Manager dashboards. Agency principals and sales managers need a single view showing which agents are improving, who needs intervention, and which product lines have the weakest conversion rates.
Real-World Application: What Top-Performing Agencies Do Differently
A 45-agent P&C agency in the Midwest implemented structured coaching in Q1 2026. Their approach:
They started by recording all inbound and outbound calls using an AI sales coaching tool. Within the first two weeks, they identified that agents were spending an average of 8 minutes on qualification but only 45 seconds discussing cross-sell opportunities. That's a massive revenue gap hiding in plain sight.
They built three playbooks: new business quoting, renewal retention, and cross-sell/upsell. Each playbook included specific talk tracks, common objections with responses, and a scoring rubric.
Managers reviewed three calls per agent per week using AI-generated highlights rather than listening to full recordings. Coaching sessions dropped from 60 minutes to 25 minutes while becoming more specific and actionable.

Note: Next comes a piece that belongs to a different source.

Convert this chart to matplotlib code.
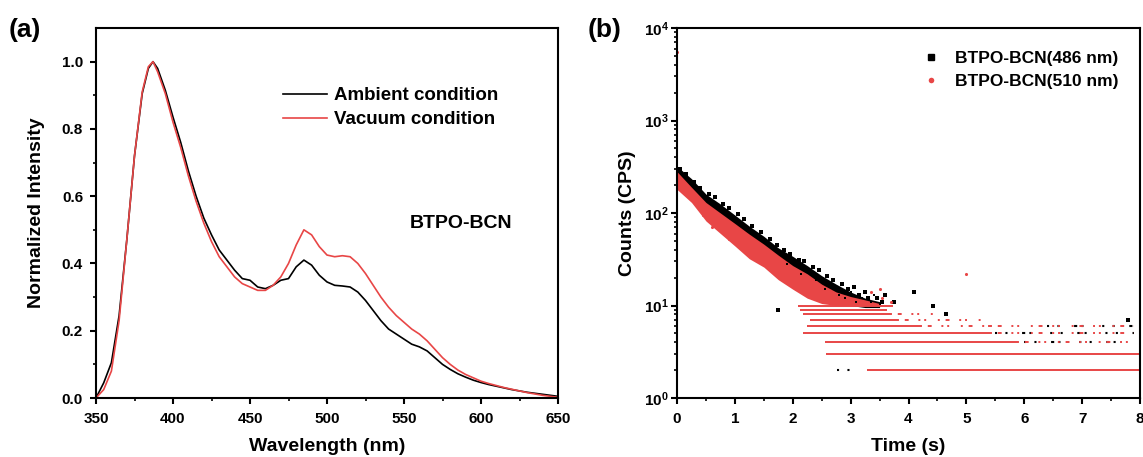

Results after 90 days: cross-sell revenue increased 34%, new business close rate improved from 14% to 21%, and agent turnover dropped. The turnover piece matters because replacing an insurance agent costs roughly 1.5x their annual salary when you factor in licensing, training, and ramp time.
What's Changing in Insurance Sales Coaching
Three trends are reshaping how agencies approach coaching in 2026:
AI-powered real-time coaching. Tools like Ricavi now offer live call guidance, surfacing relevant talk tracks and coverage suggestions while the agent is still on the phone. This is especially valuable for newer agents handling complex commercial lines. Explore the broader category of real-time sales coaching software.
Carrier-specific coaching modules. As carriers differentiate on appetite and underwriting guidelines, agencies need coaching that adapts to each carrier's sweet spot. The best programs train agents not just on "how to sell insurance" but "how to match this specific risk to the right carrier."
Data-driven performance tiers. Instead of treating all agents the same, top agencies segment their team into performance tiers and deliver different coaching for each group. Top performers get advanced cross-sell coaching. Middle performers get consistency training. New hires get intensive fundamentals. This tiered approach, supported by sales performance management software, produces faster results than one-size-fits-all programs.
The Bottom Line
Insurance agencies sitting on the sideline with coaching are leaving revenue on the table. The math is straightforward: a 10% improvement in close rate across a 20-agent team translates to hundreds of thousands in additional premium, with zero increase in lead spend. Start by recording calls, build playbooks for your top three product lines, and commit to weekly coaching sessions. The agencies doing this consistently are pulling ahead fast.